Inspired by Stanley Kubrick's "The Killing," "Reservoir Dogs" is a film about the aftermath of a botched diamond heist; as the tough guys who took part meet afterward in a warehouse to sort out what went wrong, why and, most important, who's to blame.
"But what's different about this film is that you never actually see the robbery," Bender explains with the kind of verve he might have used when scrounging for money to make the $1.1 million production. "And when they come back to this warehouse where they're supposed to meet, it's like 'Rashomon' -- everyone comes back with a different story.
"And as an audience member, you really don't know what actually happened. ... And then at a certain point in the movie, you start to understand a little bit more than they know. The movie's sort of structured in chapters, and it's very intriguing. In most movies, you get the questions and then you get the answers. But in this movie, sometimes you get the answers and then the questions."
And you get something else: unvarnished violence. Point-blank shoot-outs, sadistic torture and bleeding wounds are included in the price of admission -- which, Bender asserts, is precisely the point.
"The script is a very visceral, brutal depiction of a group of guys," he says, looking like he's answered this question more than a couple of times this week. "And the movie is really about loyalty -- not among robbers, but amongst men. And loyalty taken to an extreme -- such an extreme that extreme things happen because of loyalty. And you start questioning, 'What is loyalty all about, anyway?'
"And as far as the violence, Quentin actually feels that film is a place where violence should be shown, because violence and action are very cinematic, and that kind of material can really be shown in a very cinematic way."

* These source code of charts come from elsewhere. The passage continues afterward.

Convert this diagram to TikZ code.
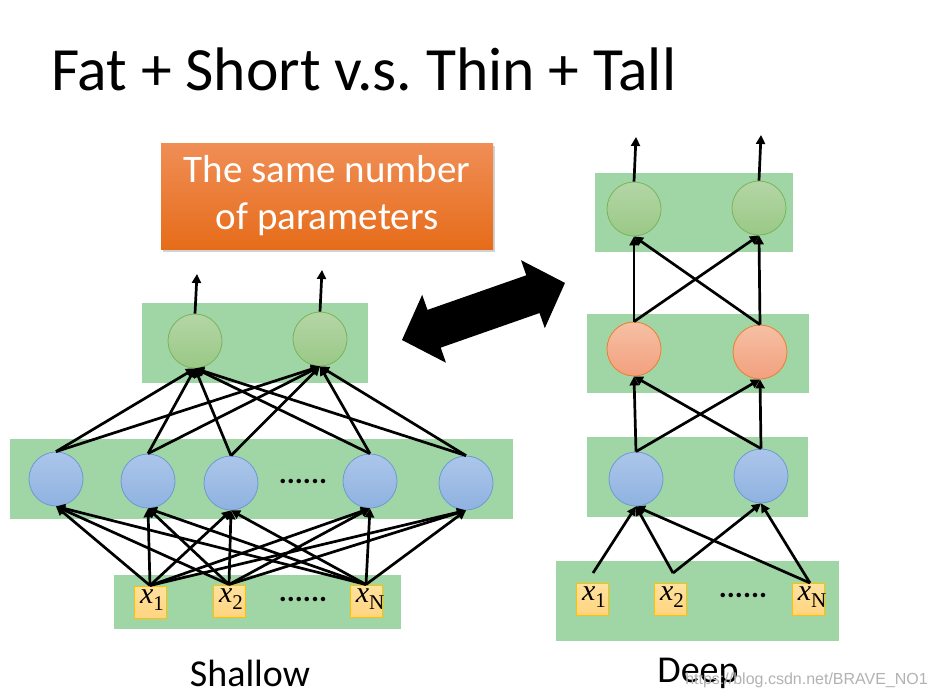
\documentclass[tikz,border=0pt]{standalone}
\usepackage{fontspec}
\setmainfont{Carlito}
\newfontfamily\tmsfont{Liberation Serif}
\newfontfamily\arialfont{Liberation Sans}
\usetikzlibrary{arrows.meta,shadows}
\definecolor{layergreen}{RGB}{160,213,165}
\definecolor{bluetop}{RGB}{172,198,234}
\definecolor{bluebot}{RGB}{143,178,224}
\definecolor{bluebd}{RGB}{107,155,210}
\definecolor{greentop}{RGB}{180,214,166}
\definecolor{greenbot}{RGB}{154,200,134}
\definecolor{greenbd}{RGB}{122,180,90}
\definecolor{orgtop}{RGB}{246,192,164}
\definecolor{orgbot}{RGB}{242,160,126}
\definecolor{orgbd}{RGB}{237,125,49}
\definecolor{inptop}{RGB}{255,226,158}
\definecolor{inpbot}{RGB}{255,212,128}
\definecolor{inpbd}{RGB}{255,192,0}
\definecolor{boxtop}{RGB}{240,142,86}
\definecolor{boxbot}{RGB}{230,108,26}
\newcommand{\inlabel}[1]{{\tmsfont\fontsize{30}{30}\selectfont\itshape x}\raisebox{-7pt}{\tmsfont\fontsize{21}{21}\selectfont #1}}
\begin{document}
\begin{tikzpicture}[x=1pt,y=-1pt,
  layer/.style={fill=layergreen,draw=none},
  neuron/.style={circle,minimum size=54pt,inner sep=0pt,line width=0.8pt},
  hid/.style={neuron,draw=bluebd,top color=bluetop,bottom color=bluebot},
  outn/.style={neuron,draw=greenbd,top color=greentop,bottom color=greenbot},
  midn/.style={neuron,draw=orgbd,top color=orgtop,bottom color=orgbot},
  inp/.style={rectangle,minimum size=32pt,inner sep=0pt,line width=1pt,draw=inpbd,top color=inptop,bottom color=inpbot},
  conn/.style={line width=2.7pt,-{Triangle[length=9pt,width=9pt]}},
  dots/.style={font=\fontsize{30}{30}\selectfont\bfseries}
]
\useasboundingbox (0,0) rectangle (937,699);
\fill[white] (0,0) rectangle (937,699);

% title
\node[anchor=base west,inner sep=0pt,font=\fontsize{61.5}{61.5}\selectfont] (title) at (51,90) {Fat + Short v.s.\ Thin + Tall};

% orange box
\node[top color=boxtop,bottom color=boxbot,minimum width=332pt,minimum height=106pt,inner sep=0pt,
  drop shadow={opacity=0.35,shadow xshift=2pt,shadow yshift=-3pt},
  text=white,align=center,font=\fontsize{39}{47}\selectfont] (box) at (327,196) {The same number\\of parameters};

% ===== Shallow =====
\fill[layer] (142,303) rectangle (368,383);
\fill[layer] (10,439) rectangle (513,519);
\fill[layer] (114,575) rectangle (401,629);

\node[outn] (so1) at (195,341) {};
\node[outn] (so2) at (320,339) {};
\node[hid] (sh1) at (56,479) {};
\node[hid] (sh2) at (148,481) {};
\node[hid] (sh3) at (231,483) {};
\node[hid] (sh4) at (370,481) {};
\node[hid] (sh5) at (466,483) {};
\node[dots] (sdh) at (303,481) {......};
\node[inp] (sx1) at (150,602) {};
\node[inp] (sx2) at (229,601) {};
\node[inp] (sxN) at (366,601) {};
\node (lx1) at (152,600) {\inlabel{1}};
\node (lx2) at (231,599) {\inlabel{2}};
\node (lxN) at (370,599) {\inlabel{N}};
\node[dots] (sdx) at (303,599) {......};

\foreach \i in {sx1,sx2,sxN}
  \foreach \j in {sh1,sh2,sh3,sh4,sh5}
    \draw[conn] (\i.north) -- (\j.south);
\foreach \j in {sh1,sh2,sh3,sh4,sh5}
  \foreach \k in {so1,so2}
    \draw[conn] (\j.north) -- (\k.south);
\coordinate (sa1) at (197,274);
\coordinate (sa2) at (322,270);
\draw[conn] (so1.north) -- (sa1);
\draw[conn] (so2.north) -- (sa2);

\node[font=\fontsize{38}{38}\selectfont] (shallow) at (250,673) {Shallow};

% ===== Deep =====
\fill[layer] (595,173) rectangle (793,252);
\fill[layer] (587,314) rectangle (809,393);
\fill[layer] (587,437) rectangle (808,517);
\fill[layer] (556,561) rectangle (839,641);

\node[outn] (dg1) at (634,209) {};
\node[outn] (dg2) at (759,208) {};
\node[midn] (do1) at (634,349) {};
\node[midn] (do2) at (760,352) {};
\node[hid] (db1) at (636,479) {};
\node[hid] (db2) at (761,476) {};
\node[inp] (dx1) at (592,599) {};
\node[inp] (dx2) at (670,599) {};
\node[inp] (dxN) at (808,599) {};
\node (ldx1) at (594,597) {\inlabel{1}};
\node (ldx2) at (672,597) {\inlabel{2}};
\node (ldxN) at (812,597) {\inlabel{N}};
\node[dots] (ddx) at (743,595) {......};

\coordinate (ds1) at (593,573);
\coordinate (ds2) at (673,573);
\coordinate (dsN) at (810,583);
\draw[conn] (ds1) -- (db1.south);
\draw[conn] (ds2) -- (db1.south);
\draw[conn] (ds2) -- (db2.south);
\draw[conn] (dsN) -- (db1.south);
\draw[conn] (dsN) -- (db2.south);
\foreach \j in {db1,db2}
  \foreach \k in {do1,do2}
    \draw[conn] (\j.north) -- (\k.south);
\foreach \j in {do1,do2}
  \foreach \k in {dg1,dg2}
    \draw[conn] (\j.north) -- (\k.south);
\coordinate (da1) at (636,137);
\coordinate (da2) at (761,135);
\draw[conn] (dg1.north) -- (da1);
\draw[conn] (dg2.north) -- (da2);

\node[font=\fontsize{38}{38}\selectfont] (deep) at (698,673) {Deep};

% big double arrow
\begin{scope}[shift={(402,340)},rotate=19.3]
\fill[black] (0,0) -- (34,36) -- (34,20) -- (138.7,20) -- (138.7,36) -- (172.7,0)
  -- (138.7,-36) -- (138.7,-20) -- (34,-20) -- (34,-36) -- cycle;
\end{scope}

% watermark
\node[anchor=base east,inner sep=0pt,text=black!30,font=\arialfont\fontsize{16}{16}\selectfont] (wm) at (928,684) {https://blog.csdn.net/BRAVE\_NO1};
\end{tikzpicture}
\end{document}
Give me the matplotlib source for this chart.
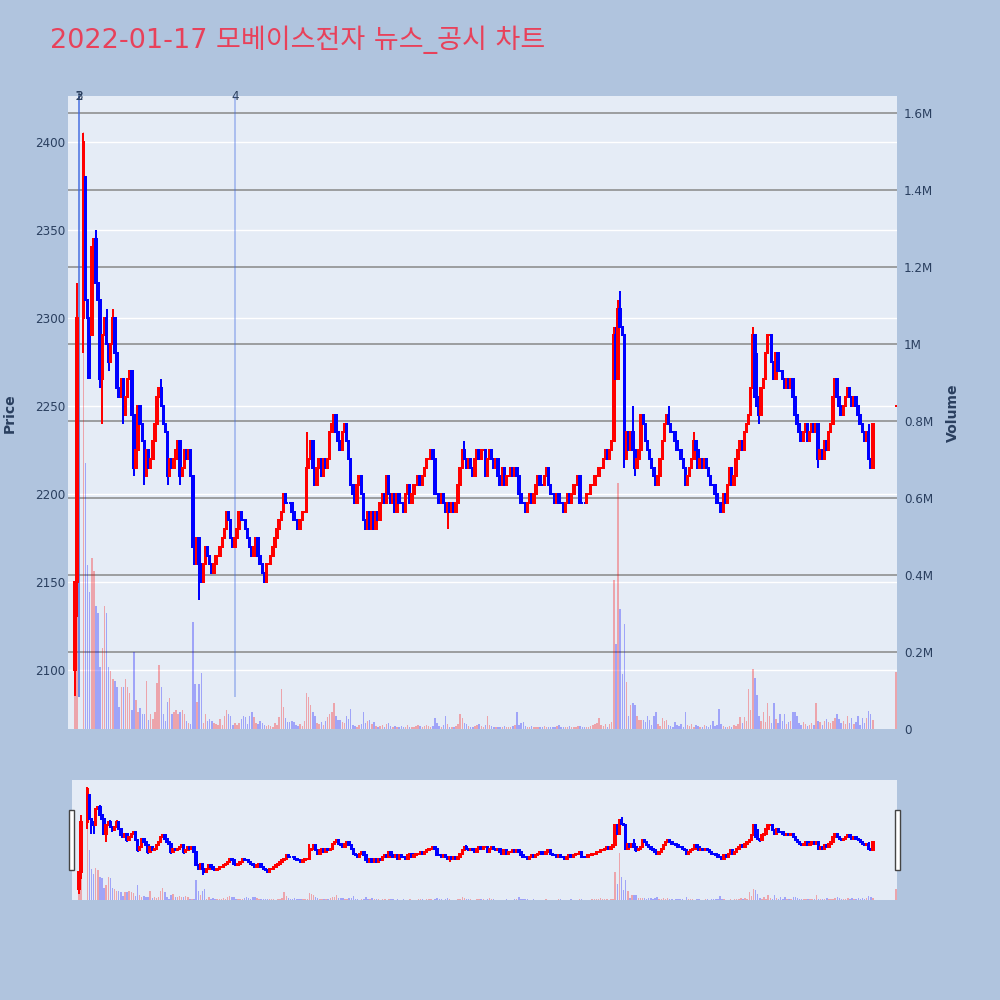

In this regard, Tarantino's film recalls the more violent and machismo-infused films of Martin Scorsese, Sam Peckinpah and John Woo -- influences Bender eagerly acknowledges. (In fact, Tarantino is currently at work on a project with Woo.)
"We actually shot certain scenes that could have been cut to be more graphically violent, but we didn't do it because it didn't work the way we wanted it to," Bender explains. "And, actually, most of the violence happens offscreen.
"So, to me, I'm really glad that people come out with that reaction; because when you see a picture and you don't see a lot of graphic violence but you get a feeling of brutality, we feel like we've done our job."